Kurti en tension avec la Serbie

Interrogé sur la possibilité que les autorités kosovares empêchent certains électeurs serbes du Kosovo vivant en Serbie de venir voter, Aleksandar Vucic s'est voulu rassurant. «Nous avons discuté jusqu'à tard cette nuit avec des représentants de la Quinte (France, Allemagne, Italie, Royaume-Uni, Etats-Unis, ndlr). Nous avons reçu la promesse que cela n'arrivera pas.» Les années de pouvoir d'Albin Kurti ont été marquées par des tensions fréquentes avec la minorité serbe et avec Belgrade, en particulier depuis l'échec des discussions organisées par l'Union Européenne en 2023.
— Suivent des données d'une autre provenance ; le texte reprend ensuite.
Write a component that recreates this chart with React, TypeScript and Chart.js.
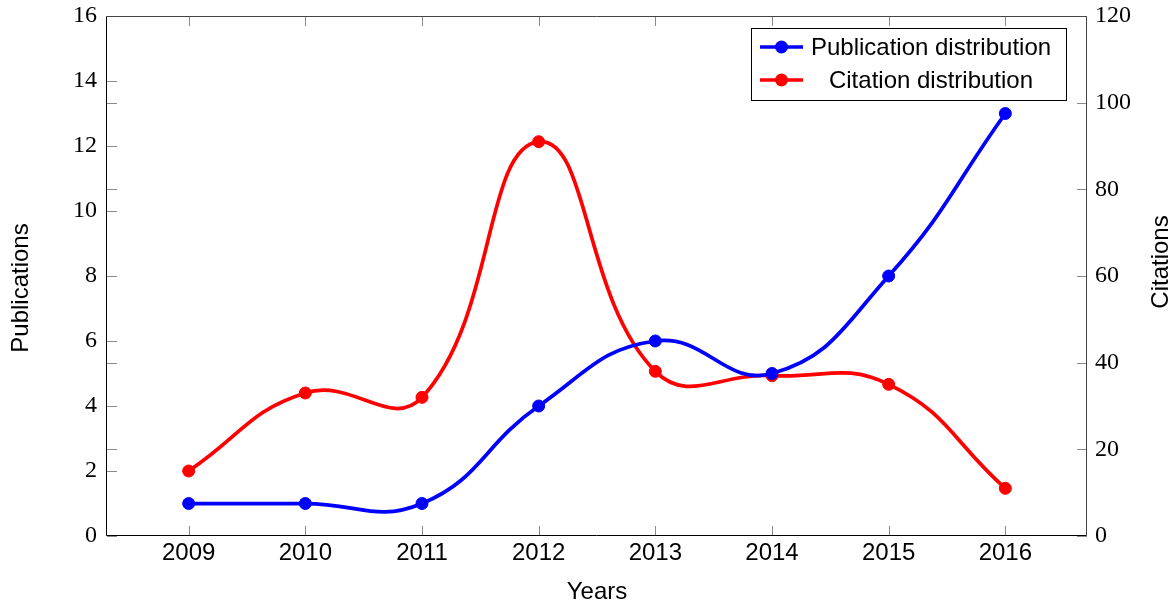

En mai de la même année, des dizaines de soldats de la force de maintien de la paix de l'Otan ont été blessés dans des heurts avec des Serbes. En septembre 2023, un commando composé de serbes lourdement armés a tué un policier kosovar avant de se retrancher plusieurs heures dans un monastère puis de fuir à pied en Serbie. Fin novembre 2024, l'attaque d'un canal vital pour l'infrastructure électrique du Kosovo a de nouveau fait monter les tensions.

Albin Kurti, borné?

Cela n'a jamais fait vaciller Albin Kurti dans sa politique de fermeté face à la Serbie, quitte à agacer la communauté internationale qui l'accuse de refuser tout dialogue. Ses partisans ont loué sa vision. «Vous pouvez voir les choses que (Kurti) a faites. Il est irremplaçable», a assuré à l'AFP Zek Kurtaj, après avoir atterri à l'aéroport de Pristina samedi avant le vote.

Albin Kurti «a été régulièrement accusé par l'opposition de ne pas en faire assez, de s'aliéner la communauté internationale et de se plaindre de la Serbie, tout en passant à côté d'opportunités de construire des infrastructures et de développer économiquement le Kosovo», rappelle Jonathan Moore, un expert du Centre Europe de l'Atlantic Council.

Les bureaux de vote ont ouvert à 07H00 (06H00 GMT) et fermeront 12 heures plus tard. Les premières estimations devraient être publiées dans la foulée.